This paper examines how the long period of low interest rates has affected the business activities of banks.
The new findings draw on data for 113 large international banks headquartered in 14 major advanced economies for the period 1994-2015. The analysis distinguishes between three types of effect on banks from short-term interest rates - on their income, balance sheets and risk exposures. It weighs the possibility of effects that vary with the level of rates. It also filters out the influence of macroeconomic, regulatory and bank-specific factors.
Low interest rates have prompted banks to shift from interest-generating to fee-generating and trading activities. This has partially offset the fall in banks' returns on lending ("interest margin"). The shift is stronger for low capitalised banks. Banks have also made moderate changes in the way they fund themselves, preferring deposits over short-term borrowing. In addition, they have responded to new regulation by reducing the riskiness of their assets. At the same time, provisions against losses on lending have fallen, which may indicate that potential problem loans are being repeatedly rolled over ("evergreening").

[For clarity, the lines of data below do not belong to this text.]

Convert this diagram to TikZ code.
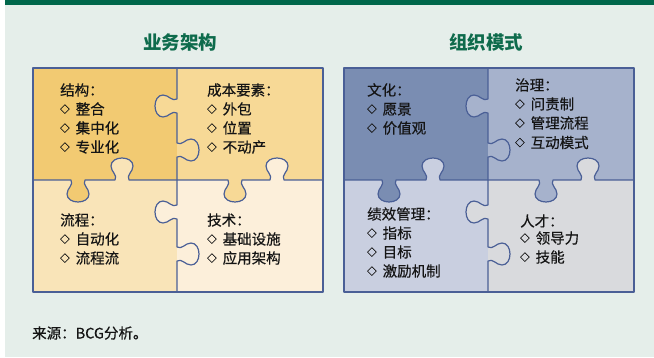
\documentclass[tikz,border=0pt]{standalone}
\usepackage{fontspec}
\setmainfont{Noto Sans CJK SC}
\newfontfamily\bodyfont{Noto Sans CJK SC}[FakeBold=0.45]
\definecolor{bgc}{HTML}{E5EEEA}
\definecolor{barc}{HTML}{00674B}
\definecolor{titc}{HTML}{0E6B4C}
\definecolor{edgec}{HTML}{4A5F96}
\definecolor{ytl}{HTML}{F2CA72}
\definecolor{ytr}{HTML}{F7D996}
\definecolor{ybl}{HTML}{F9E4B8}
\definecolor{ybr}{HTML}{FCEFDA}
\definecolor{btl}{HTML}{7A8DB2}
\definecolor{btr}{HTML}{A6B2CC}
\definecolor{bbl}{HTML}{C9CFE0}
\definecolor{bbr}{HTML}{D9DADD}
\definecolor{txtc}{HTML}{151515}
\newcommand\bul{\makebox[15.5pt][l]{\raisebox{1.8pt}{\fontsize{9.5}{9.5}\selectfont ◇}}}
\tikzset{
 knobdown/.style 2 args={insert path={ -- ({#1-7},#2) .. controls ({#1-4},{#2+5}) and ({#1-11},{#2+8}) .. ({#1-11},{#2+14}) .. controls ({#1-11},{#2+19}) and ({#1-6},{#2+22}) .. (#1,{#2+22}) .. controls ({#1+6},{#2+22}) and ({#1+11},{#2+19}) .. ({#1+11},{#2+14}) .. controls ({#1+11},{#2+8}) and ({#1+4},{#2+5}) .. ({#1+7},#2)}},
 knobup/.style 2 args={insert path={ -- ({#1-7},#2) .. controls ({#1-4},{#2-5}) and ({#1-11},{#2-8}) .. ({#1-11},{#2-14}) .. controls ({#1-11},{#2-19}) and ({#1-6},{#2-22}) .. (#1,{#2-22}) .. controls ({#1+6},{#2-22}) and ({#1+11},{#2-19}) .. ({#1+11},{#2-14}) .. controls ({#1+11},{#2-8}) and ({#1+4},{#2-5}) .. ({#1+7},#2)}},
 knobleft/.style 2 args={insert path={ -- (#2,{#1-7}) .. controls ({#2-5},{#1-4}) and ({#2-8},{#1-11}) .. ({#2-14},{#1-11}) .. controls ({#2-19},{#1-11}) and ({#2-22},{#1-6}) .. ({#2-22},#1) .. controls ({#2-22},{#1+6}) and ({#2-19},{#1+11}) .. ({#2-14},{#1+11}) .. controls ({#2-8},{#1+11}) and ({#2-5},{#1+4}) .. (#2,{#1+7})}},
 knobright/.style 2 args={insert path={ -- (#2,{#1-7}) .. controls ({#2+5},{#1-4}) and ({#2+8},{#1-11}) .. ({#2+14},{#1-11}) .. controls ({#2+19},{#1-11}) and ({#2+22},{#1-6}) .. ({#2+22},#1) .. controls ({#2+22},{#1+6}) and ({#2+19},{#1+11}) .. ({#2+14},{#1+11}) .. controls ({#2+8},{#1+11}) and ({#2+5},{#1+4}) .. (#2,{#1+7})}},
 seam/.style={draw=edgec, line width=1.2pt, line join=round},
 txt/.style={anchor=base west, inner sep=0pt, font=\bodyfont\fontsize{14.5}{17}\selectfont, text=txtc},
 titletxt/.style={anchor=base, inner sep=0pt, font=\fontsize{18.5}{20}\selectfont\bfseries, text=titc},
}
\newcommand\drawpuzzle[4]{%
 \fill[#1] (33,68) rectangle (177,180);
 \fill[#2] (177,68) rectangle (323,180);
 \fill[#3] (33,180) rectangle (177,292);
 \fill[#4] (177,180) rectangle (323,292);
 \fill[#2] (177,99) [knobleft={106}{177}] -- cycle;
 \fill[#1] (71,180) [knobdown={78}{180}] -- cycle;
 \fill[#3] (115,180) [knobup={122}{180}] -- cycle;
 \fill[#2] (228,180) [knobdown={235}{180}] -- cycle;
 \fill[#4] (270,180) [knobup={277}{180}] -- cycle;
 \fill[#4] (177,205) [knobleft={212}{177}] -- cycle;
 \path[seam] (177,68) [knobleft={106}{177}] [knobright={150}{177}] -- (177,180);
 \path[seam] (33,180) [knobdown={78}{180}] [knobup={122}{180}] [knobdown={235}{180}] [knobup={277}{180}] -- (323,180);
 \path[seam] (177,180) [knobleft={212}{177}] [knobright={254}{177}] -- (177,292);
 \path[seam] (33,68) rectangle (323,292);
}
\begin{document}
\begin{tikzpicture}[x=1pt, y=-1pt]
\useasboundingbox (0,0) rectangle (654,357);
\fill[white] (0,0) rectangle (654,357);
\fill[bgc] (5,0) rectangle (654,357);
\fill[barc] (5,0) rectangle (654,5);

\node[titletxt] (t1) at (180,49) {业务架构};
\node[titletxt] (t2) at (486,49) {组织模式};

\drawpuzzle{ytl}{ytr}{ybl}{ybr}
\begin{scope}[shift={(311,0)}]
\drawpuzzle{btl}{btr}{bbl}{bbr}
\end{scope}

% left puzzle texts
\node[txt] (a0) at (60,95.5) {结构：};
\node[txt] (a1) at (60,114.5) {\bul 整合};
\node[txt] (a2) at (60,133.5) {\bul 集中化};
\node[txt] (a3) at (60,152.5) {\bul 专业化};

\node[txt] (b0) at (207,95.5) {成本要素：};
\node[txt] (b1) at (207,114.5) {\bul 外包};
\node[txt] (b2) at (207,133.5) {\bul 位置};
\node[txt] (b3) at (207,152.5) {\bul 不动产};

\node[txt] (c0) at (60,225.5) {流程：};
\node[txt] (c1) at (60,244.5) {\bul 自动化};
\node[txt] (c2) at (60,263.5) {\bul 流程流};

\node[txt] (d0) at (207,225.5) {技术：};
\node[txt] (d1) at (207,244.5) {\bul 基础设施};
\node[txt] (d2) at (207,263.5) {\bul 应用架构};

% right puzzle texts
\node[txt] (e0) at (367,95.5) {文化：};
\node[txt] (e1) at (367,114.5) {\bul 愿景};
\node[txt] (e2) at (367,133.5) {\bul 价值观};

\node[txt] (f0) at (515,90.5) {治理：};
\node[txt] (f1) at (515,109.5) {\bul 问责制};
\node[txt] (f2) at (515,128.5) {\bul 管理流程};
\node[txt] (f3) at (515,148) {\bul 互动模式};

\node[txt] (g0) at (367,219.5) {绩效管理：};
\node[txt] (g1) at (367,238.5) {\bul 指标};
\node[txt] (g2) at (367,257.5) {\bul 目标};
\node[txt] (g3) at (367,276.5) {\bul 激励机制};

\node[txt] (h0) at (520,226.5) {人才：};
\node[txt] (h1) at (520,243.5) {\bul 领导力};
\node[txt] (h2) at (520,262.5) {\bul 技能};

\node[txt] (src) at (32,338.5) {来源：BCG分析。};
\end{tikzpicture}
\end{document}
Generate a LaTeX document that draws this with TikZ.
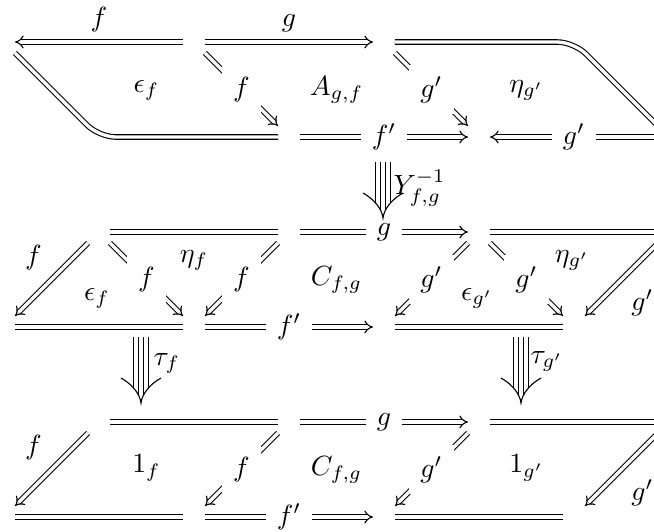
\documentclass[tikz,border=0pt]{standalone}
\usetikzlibrary{arrows.meta,calc}
\tikzset{
  obj/.style={inner sep=0pt, minimum size=7.5pt},
  eq/.style={double, double distance=1.2pt},
  ar/.style={eq, -{Implies[scale=1.5]}},
  brk/.style={fill=white, inner sep=4pt},
}
\begin{document}
\begin{tikzpicture}[x=0.36pt, y=-0.36pt]
  \useasboundingbox (0,0) rectangle (654,531);
  \clip (0,0) rectangle (654,531);
  \foreach \n/\c/\r in {a0/0/0, a2/2/0, a4/4/0, b3/3/1, b5/5/1, b7/7/1,
                        c1/1/2, c3/3/2, c5/5/2, c7/7/2, d0/0/3, d2/2/3, d4/4/3, d6/6/3,
                        e1/1/4, e3/3/4, e5/5/4, e7/7/4, f0/0/5, f2/2/5, f4/4/5, f6/6/5} {
    \node[obj] (\n) at (4+95*\c, 42+95*\r) {};
  }
  \coordinate (a6) at (574,42);
  \coordinate (b1) at (99,137);

  \draw[ar] (a2) -- node[above] {$f$} (a0);
  \draw[ar] (a2) -- node[above] {$g$} (a4);
  \draw[eq, rounded corners=6pt] (a0) -- (b1) -- (b3);
  \draw[eq, rounded corners=6pt] (a4) -- (a6) -- (b7);
  \draw[ar] (a2) -- node[brk] {$f$} (b3);
  \draw[ar] (a4) -- node[brk] {$g'$} (b5);
  \draw[ar] (b3) -- node[brk] {$f'$} (b5);
  \draw[ar] (b7) -- node[brk] {$g'$} (b5);

  \draw[eq] (c1) -- (c3);
  \draw[ar] (c3) -- node[brk] {$g$} (c5);
  \draw[eq] (c5) -- (c7);
  \draw[eq] (d0) -- (d2);
  \draw[ar] (d2) -- node[brk] {$f'$} (d4);
  \draw[eq] (d4) -- (d6);
  \draw[ar] (c1) -- node[above left] {$f$} (d0);
  \draw[ar] (c1) -- node[brk] {$f$} (d2);
  \draw[ar] (c3) -- node[brk] {$f$} (d2);
  \draw[ar] (c5) -- node[brk] {$g'$} (d4);
  \draw[ar] (c5) -- node[brk] {$g'$} (d6);
  \draw[ar] (c7) -- node[below right] {$g'$} (d6);

  \draw[eq] (e1) -- (e3);
  \draw[ar] (e3) -- node[brk] {$g$} (e5);
  \draw[eq] (e5) -- (e7);
  \draw[eq] (f0) -- (f2);
  \draw[ar] (f2) -- node[brk] {$f'$} (f4);
  \draw[eq] (f4) -- (f6);
  \draw[ar] (e1) -- node[above left] {$f$} (f0);
  \draw[ar] (e3) -- node[brk] {$f$} (f2);
  \draw[ar] (e5) -- node[brk] {$g'$} (f4);
  \draw[ar] (e7) -- node[below right] {$g'$} (f6);

  \foreach \n/\x/\y/\t in {epsA/146.5/90/{\epsilon_f}, A/336.5/90/{A_{g,f}}, etaA/526.5/90/{\eta_{g'}},
                           etaf/194/260/{\eta_f}, epsf/97/298/{\epsilon_f}, CB/336.5/280/{C_{f,g}},
                           epsg/477/298/{\epsilon_{g'}}, etag/572/260/{\eta_{g'}},
                           onef/146.5/468/{1_f}, CC/336.5/470/{C_{f,g}}, oneg/526.5/468/{1_{g'}}} {
    \node (\n) at (\x,\y) {$\t$};
  }

  \coordinate (Ytop) at (383,162);  \coordinate (Ytip) at (383,218);
  \coordinate (tftop) at (141,337); \coordinate (tftip) at (141,403);
  \coordinate (tgtop) at (521,337); \coordinate (tgtip) at (521,403);
  \foreach \n in {Y,tf,tg} {
    \foreach \dx in {-7.5,-2.5,2.5,7.5}
      \draw ($(\n top)+(\dx,0)$) -- ($(\n tip)+(\dx,{-3-1.6*abs(\dx)})$);
    \draw ($(\n tip)+(-20,-25)$) .. controls +(11,6) and +(-1,-9) .. (\n tip)
          .. controls +(1,-9) and +(-11,6) .. ($(\n tip)+(20,-25)$);
  }
  \node[anchor=west, inner sep=0pt] (Y) at (393,188) {$Y^{-1}_{f,g}$};
  \node[anchor=west, inner sep=0pt] (tauf) at (153,363) {$\tau_f$};
  \node[anchor=west, inner sep=0pt] (taug) at (530,361) {$\tau_{g'}$};
\end{tikzpicture}
\end{document}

This paper investigates how the prolonged period of low interest rates affects bank intermediation activity. We use data for 113 large international banks headquartered in 14 major advanced economies during the period 1994-2015. We find that low interest rates induce banks to shift their activities from interest-generating to fee-related and trading activities. This rebalancing is stronger for low capitalised banks.Banks also moderately adjust their funding structure, away from short-term market funding towards deposits. We observe a concomitant decline in the risk-weighted asset ratio and a reduction in loan-loss provisions, which is consistent with signs of evergreening.